PPO_agent

class conformer_rl.agents.PPO.PPO_agent.PPOAgent(config: conformer_rl.config.agent_config.Config)

Bases: conformer_rl.agents.base_ac_agent.BaseACAgent

Implements agent that uses the PPO (proximal policy optimization) 1 algorithm.

Parameters

config (Config) – Configuration object for the agent. See notes for a list of config parameters used by this agent.

Notes

Config parameters: The following parameters are required in the config object. See Config for more details on the parameters.

  • tag

  • train_env

  • eval_env

  • optimizer_fn

  • network

  • rollout_length

  • max_steps

  • save_interval

  • eval_interval

  • eval_episodes

  • optimization_epochs

  • mini_batch_size

  • discount

  • use_gae

  • gae_lambda

  • entropy_weight

  • value_loss_coefficient

  • gradient_clip

  • ppo_ratio_clip

  • data_dir

  • use_tensorboard

Logged values: The following values are logged during training:

  • advantages

  • loss

  • policy_loss

  • entropy_loss

  • value_loss

  • episodic_return_eval (total rewards per episode for eval episodes)

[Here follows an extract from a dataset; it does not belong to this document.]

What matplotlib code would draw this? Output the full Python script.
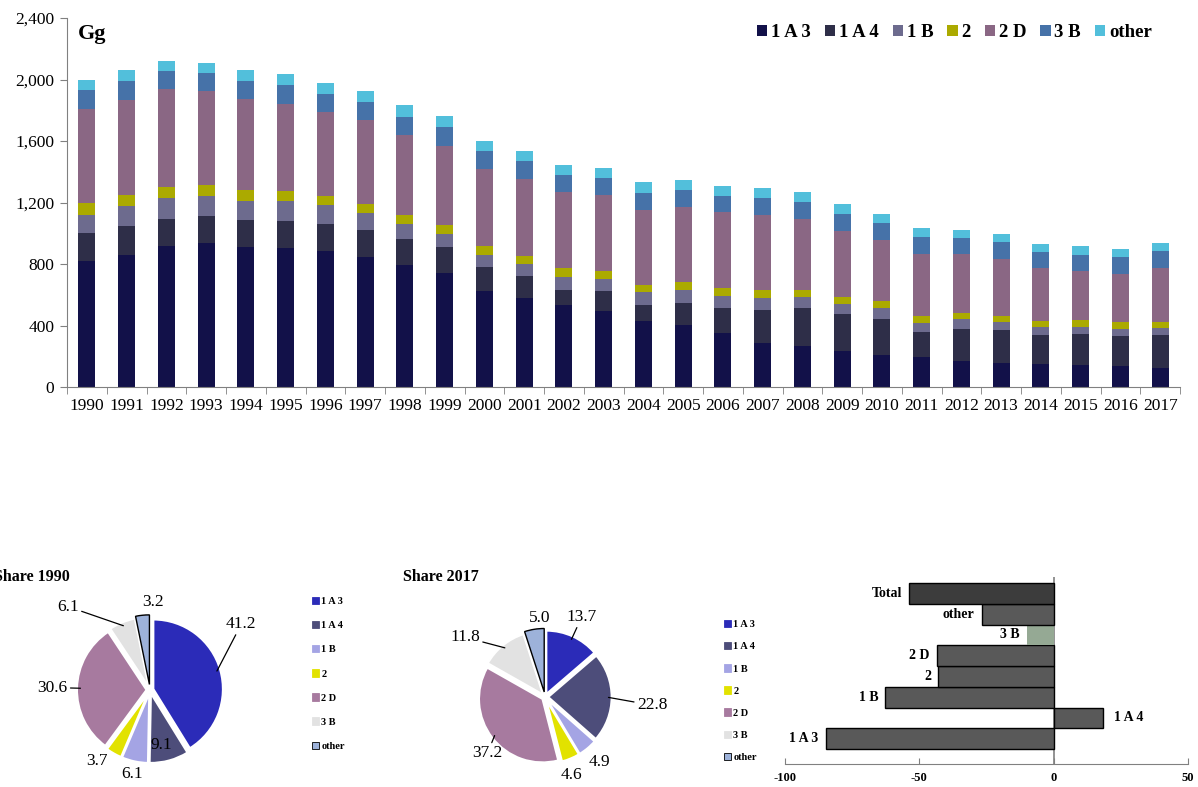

  • episodic_return_train (total rewards per episode for training episodes)

References

1

PPO Paper

step() None

Performs one iteration of acquiring samples on the environment and then trains on the acquired samples.

evaluate() None

Evaluates the agent on the evaluation environment.

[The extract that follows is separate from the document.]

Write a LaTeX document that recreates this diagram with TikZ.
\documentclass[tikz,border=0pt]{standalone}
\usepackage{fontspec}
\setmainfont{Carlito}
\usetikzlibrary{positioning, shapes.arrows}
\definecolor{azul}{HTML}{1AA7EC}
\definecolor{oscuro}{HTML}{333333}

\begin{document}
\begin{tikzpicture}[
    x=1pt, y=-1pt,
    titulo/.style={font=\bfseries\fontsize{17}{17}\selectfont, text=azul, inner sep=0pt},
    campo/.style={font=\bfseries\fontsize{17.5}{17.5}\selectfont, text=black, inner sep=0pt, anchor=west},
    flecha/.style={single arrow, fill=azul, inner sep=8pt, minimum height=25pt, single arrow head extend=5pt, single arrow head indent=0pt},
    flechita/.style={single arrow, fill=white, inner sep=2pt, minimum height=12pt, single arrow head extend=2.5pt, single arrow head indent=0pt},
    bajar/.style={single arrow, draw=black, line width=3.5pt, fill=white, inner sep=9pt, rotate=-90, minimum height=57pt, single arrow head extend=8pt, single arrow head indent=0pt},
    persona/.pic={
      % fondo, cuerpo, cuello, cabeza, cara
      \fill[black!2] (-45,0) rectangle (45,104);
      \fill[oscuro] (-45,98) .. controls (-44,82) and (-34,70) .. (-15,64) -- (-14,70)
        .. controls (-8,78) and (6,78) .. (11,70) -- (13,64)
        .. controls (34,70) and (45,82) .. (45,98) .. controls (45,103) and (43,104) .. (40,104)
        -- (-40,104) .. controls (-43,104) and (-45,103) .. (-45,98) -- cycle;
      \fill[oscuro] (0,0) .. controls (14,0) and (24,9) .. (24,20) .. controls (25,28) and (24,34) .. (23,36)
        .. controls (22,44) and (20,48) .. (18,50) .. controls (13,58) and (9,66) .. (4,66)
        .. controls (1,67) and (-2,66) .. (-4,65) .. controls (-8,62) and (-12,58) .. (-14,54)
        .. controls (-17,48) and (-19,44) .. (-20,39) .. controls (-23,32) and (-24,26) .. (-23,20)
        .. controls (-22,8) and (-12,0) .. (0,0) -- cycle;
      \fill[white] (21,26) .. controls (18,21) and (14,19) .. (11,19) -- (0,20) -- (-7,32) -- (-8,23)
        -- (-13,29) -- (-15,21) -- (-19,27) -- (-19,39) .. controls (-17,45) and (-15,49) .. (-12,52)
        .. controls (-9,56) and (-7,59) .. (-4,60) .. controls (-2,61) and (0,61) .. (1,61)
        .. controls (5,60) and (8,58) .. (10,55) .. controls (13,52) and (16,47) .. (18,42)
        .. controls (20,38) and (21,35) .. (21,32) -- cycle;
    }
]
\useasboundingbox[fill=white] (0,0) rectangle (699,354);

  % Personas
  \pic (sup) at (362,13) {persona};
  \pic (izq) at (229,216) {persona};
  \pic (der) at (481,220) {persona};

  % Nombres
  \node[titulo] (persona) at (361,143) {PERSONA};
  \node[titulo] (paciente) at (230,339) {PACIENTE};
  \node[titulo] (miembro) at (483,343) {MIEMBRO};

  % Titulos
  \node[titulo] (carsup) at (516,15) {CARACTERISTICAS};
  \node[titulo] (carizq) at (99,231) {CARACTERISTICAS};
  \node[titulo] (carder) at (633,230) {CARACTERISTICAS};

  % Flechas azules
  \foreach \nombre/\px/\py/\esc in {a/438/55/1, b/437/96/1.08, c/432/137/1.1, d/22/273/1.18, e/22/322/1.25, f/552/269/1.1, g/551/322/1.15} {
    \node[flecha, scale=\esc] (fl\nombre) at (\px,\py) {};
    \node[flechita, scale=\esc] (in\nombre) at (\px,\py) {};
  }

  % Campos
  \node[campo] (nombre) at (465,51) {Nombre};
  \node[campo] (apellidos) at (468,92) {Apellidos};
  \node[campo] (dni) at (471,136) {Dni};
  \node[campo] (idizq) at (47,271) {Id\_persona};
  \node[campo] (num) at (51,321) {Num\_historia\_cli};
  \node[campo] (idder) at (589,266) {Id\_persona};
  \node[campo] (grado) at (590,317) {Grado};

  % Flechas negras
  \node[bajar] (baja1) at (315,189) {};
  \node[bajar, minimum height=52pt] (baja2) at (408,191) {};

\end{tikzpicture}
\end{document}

Information dict returned by the environment’s conformer_rl.environments.conformer_env.ConformerEnv.step() method is logged by the eval_logger and saved.

load(filename: str) None

Loads the neural network with weights.

Parameters

filename (str) – The path where the neural network weights are saved.

run_steps() None

Trains the agent.

Trains the agent until the maximum number of steps (specified by config) is reached. Also periodically saves neural network parameters and performs evaluations on the agent, if specified in the config.

save(filename: str) None

Saves the neural network weights to a file.

Parameters

filename (str) – The path where the neural network weights are to be saved.